529 to Roth Rollover Calculator
Calculate how many years it takes to roll over your leftover 529 plan balance to a Roth IRA under SECURE 2.0. See the $35,000 lifetime cap, annual Roth contribution limits, and the total tax-free amount you can move.
What Is the 529 to Roth Rollover?
The 529 to Roth IRA rollover is a provision of the SECURE 2.0 Act that took effect in 2024. It lets families roll over leftover funds from a 529 education savings plan into a Roth IRA for the beneficiary — tax-free and penalty-free. Before SECURE 2.0, unused 529 money was effectively stuck: withdrawing it for non-education use meant paying income tax plus a 10% penalty on earnings. Now up to $35,000 of unused 529 funds can become retirement savings without any tax bill.
The $35,000 Lifetime Cap and Other Rules
The rollover has strict limits. The $35,000 lifetime cap applies per beneficiary across their lifetime — not per year, not per 529 account. Each year's rollover is limited to the annual Roth IRA contribution limit ($7,000 in 2026, $8,000 if the beneficiary is age 50+), and that total is reduced by any other Roth or traditional IRA contributions the beneficiary makes that year.
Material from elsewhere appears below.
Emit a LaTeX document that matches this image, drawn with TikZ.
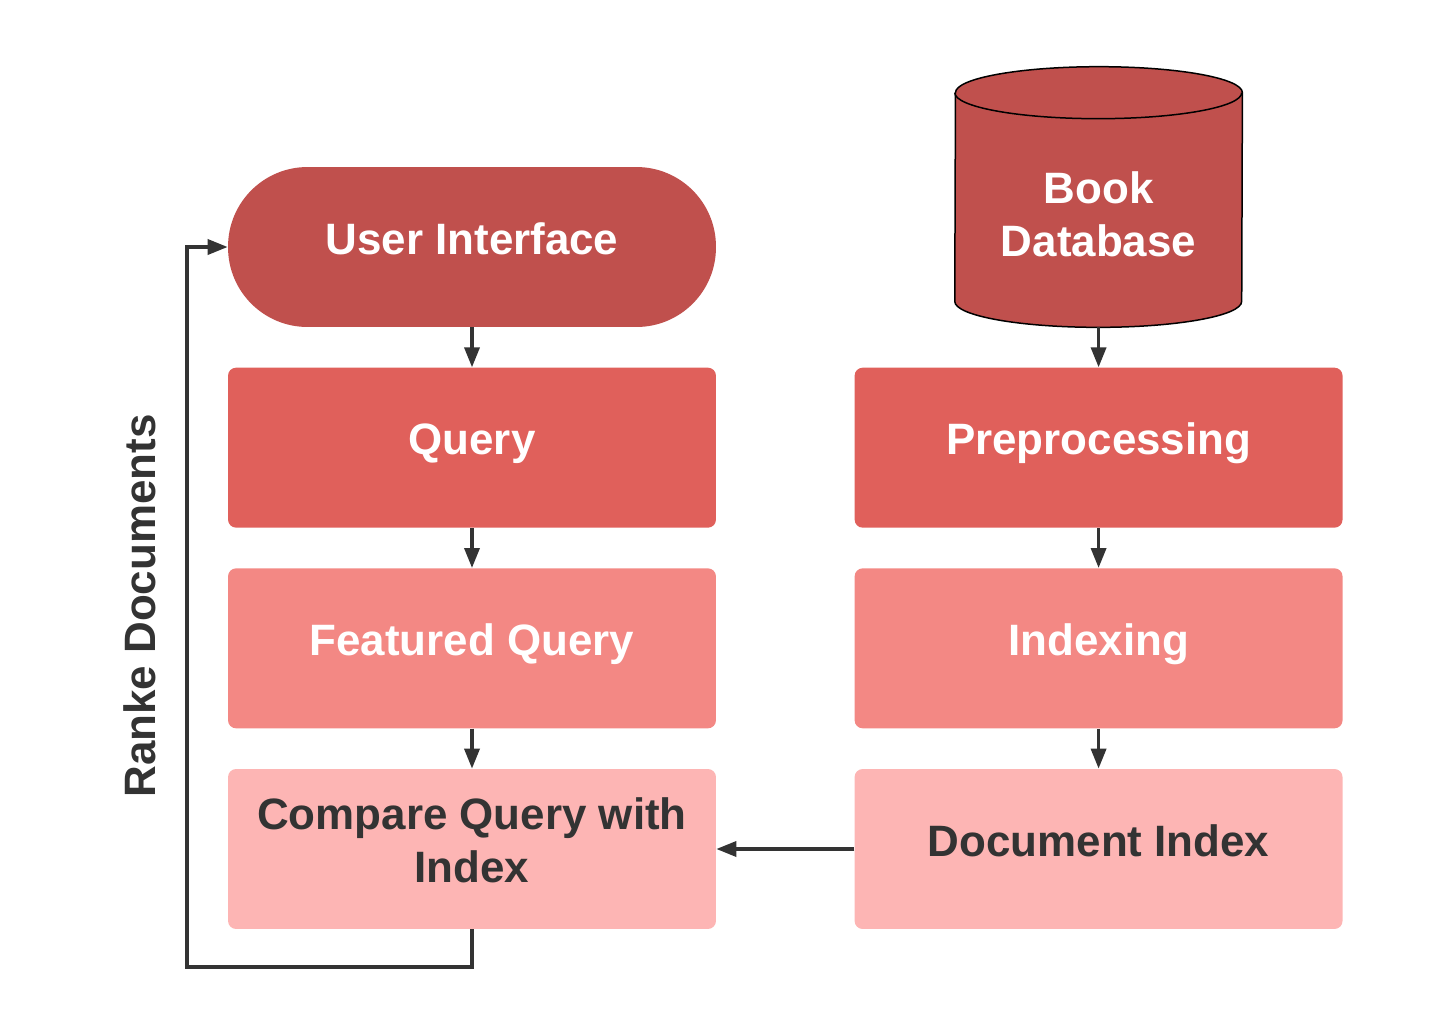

The 529 account must have been open for at least 15 years, and contributions made in the last 5 years (plus their earnings) cannot be rolled over. The beneficiary must also have earned income equal to the rollover amount for that year.
Who Should Use This Rollover?
It is ideal for families who over-funded a 529, have a child who got a scholarship, or whose beneficiary chose a cheaper school. Grandparents who want to help both a grandchild's education and retirement also benefit — an over-funded 529 becomes a head start on retirement savings. It is less useful if the beneficiary will need the full 529 for education, since the 15-year seasoning rule prevents using it as a Roth back-door with recent contributions. Remember — this rollover does not circumvent income limits on direct Roth contributions, which is intentional IRS policy.
Strategy: Maximize the Tax-Free Benefit
Because the annual cap is small (~$7,000), using the full $35,000 takes at least 5 years. Start the rollover as soon as the beneficiary has earned income — even a part-time summer job qualifies. Keep the beneficiary's own Roth contributions separate; every dollar they put in reduces the rollover room for that year. If married, consider rolling smaller amounts to two different spouses' IRAs by changing the beneficiary (though the 15-year clock may restart — check with a CPA). The earlier the rollover starts, the longer the compounding — $35,000 rolled over by age 25 grows to over $500,000 by age 65 at 7% annual return.